Guardiola’s decision to join the Abu Dhabi backed project that had overseen City’s move from Maine Road to Eastlsnds to the Etihad stadium and pumped the club with seemingly a bottomless pit of petrodollars while presiding over an eternal state of human rights abuses in the Emirates, was his first move into villain territory. In the first couple of seasons at City he wore a yellow ribbon in interviews to support the Catalan people oppressed by Spanish government. Guardiola then began to receive questions about Abu Dhabi and the marginalised plight of women and homosexuals and migrants there. Guardiola stopped wearing the yellow ribbon.

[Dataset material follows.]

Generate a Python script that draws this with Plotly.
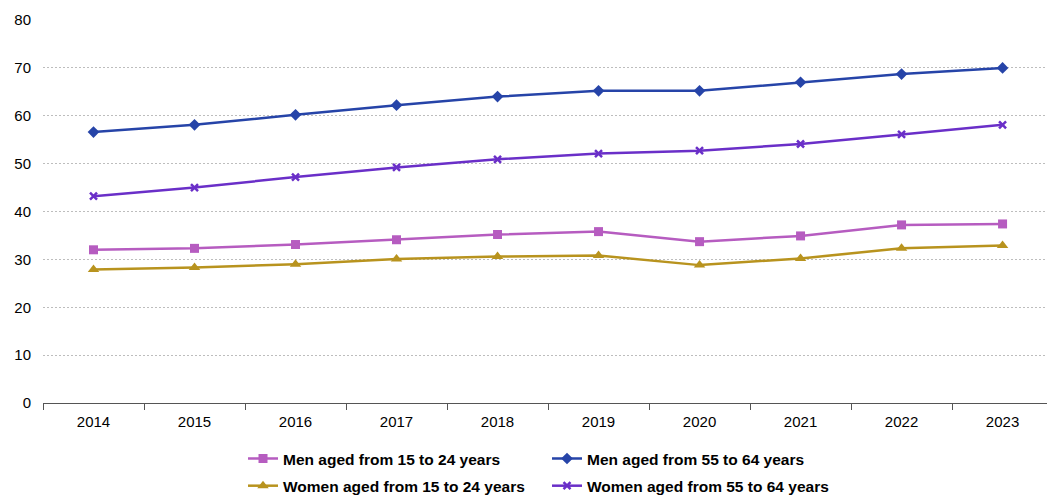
import plotly.graph_objects as go

years = ["2014", "2015", "2016", "2017", "2018", "2019", "2020", "2021", "2022", "2023"]
men_15_24 = [32.0, 32.3, 33.1, 34.1, 35.2, 35.8, 33.7, 34.9, 37.2, 37.4]
men_55_64 = [56.6, 58.1, 60.2, 62.2, 64.0, 65.2, 65.2, 67.0, 68.7, 70.0]
women_15_24 = [27.9, 28.3, 29.0, 30.1, 30.6, 30.8, 28.8, 30.2, 32.3, 32.9]
women_55_64 = [43.2, 45.0, 47.2, 49.2, 50.9, 52.1, 52.7, 54.1, 56.1, 58.1]
y_ticks = [0, 10, 20, 30, 40, 50, 60, 70, 80]

series = [
    ("Men aged from 15 to 24 years", men_15_24, "#B65CC0", "square", 9, "legend"),
    ("Men aged from 55 to 64 years", men_55_64, "#2644A8", "diamond", 9, "legend"),
    ("Women aged from 15 to 24 years", women_15_24, "#B8931E", "triangle-up", 10, "legend2"),
    ("Women aged from 55 to 64 years", women_55_64, "#6A2FC8", "x-thin", 7, "legend2"),
]

fig = go.Figure()
for name, vals, color, sym, size, lg in series:
    marker = dict(symbol=sym, size=size, color=color)
    if sym == "x-thin":
        marker["line"] = dict(color=color, width=2.5)
    fig.add_trace(go.Scatter(
        x=years, y=vals, name=name, mode="lines+markers",
        line=dict(color=color, width=2.5), marker=marker, legend=lg,
    ))

font = "Liberation Sans, Arial, sans-serif"
legend_font = dict(family=font, size=15.5, color="#000000", weight="bold")
fig.update_layout(
    width=1047, height=495,
    margin=dict(l=43, r=0, t=20, b=92, autoexpand=False),
    paper_bgcolor="white", plot_bgcolor="white",
    font=dict(family=font, size=15, color="#000000"),
    xaxis=dict(
        type="category", range=[-0.5, 9.44], tickson="boundaries",
        ticks="outside", ticklen=6, tickcolor="#555555",
        showline=True, linecolor="#555555", linewidth=1,
        showgrid=False, tickfont=dict(size=15, color="#000000"),
        ticklabelstandoff=5,
    ),
    yaxis=dict(
        range=[0, 80], tickvals=y_ticks, showline=False,
        showgrid=True, gridcolor="#BDBDBD", gridwidth=1, griddash="2px,2px",
        zeroline=False, ticks="", tickfont=dict(size=15, color="#000000"),
        ticklabelstandoff=11,
    ),
    legend=dict(
        orientation="h", x=0.502, xanchor="center", y=-0.146, yanchor="middle",
        entrywidth=259, entrywidthmode="pixels",
        font=legend_font, bgcolor="rgba(0,0,0,0)",
    ),
    legend2=dict(
        orientation="h", x=0.502, xanchor="center", y=-0.217, yanchor="middle",
        entrywidth=259, entrywidthmode="pixels",
        font=legend_font, bgcolor="rgba(0,0,0,0)",
    ),
    showlegend=True,
)

fig.write_html("out.html")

Maybe Guardiola didn’t much consider, as most of the expensive signings almost certainly don’t whenever they join City, the sportswashing and propaganda state he was aligning himself with. Probably, he just saw the resources required to fulfil his coaching manifesto, finances coupled with super-smart recruitment that saw City earn a league record 100 points in his second season of 2017-18 and 98 in 2018-19 and 93 in 2021-22.
Liverpool came 2nd in the last of those two seasons, themselves gaining 97 and 92 points respectively. Arsenal’s ‘invincibles’ racked up 90 points in 03-04 and Chelsea’s first Mourinho Abramovic-funded juggernaut amassed 95. At the moment, Arsenal fans are bemoaning that, after themselves finishing 2nd to City in successive 22-23 and 23-24 seasons with 86 and 89 points (enough to have won 10 Premier League titles since its inception) Liverpool are looking likely to capitalise on City’s Rodri-vacant decline this season. Yet who can really begrudge Liverpool after twice missing out on deserved championships?
Liverpool: the greatest team never to have won the Premier League - or at least the greatest generation of players to have never won the Premier League? Their one title under Jurgen Klopp seems unjust, but where the German was unable to add to it, the Dutchman, Arne Slot, seems likely to step in to make the belated fairytale.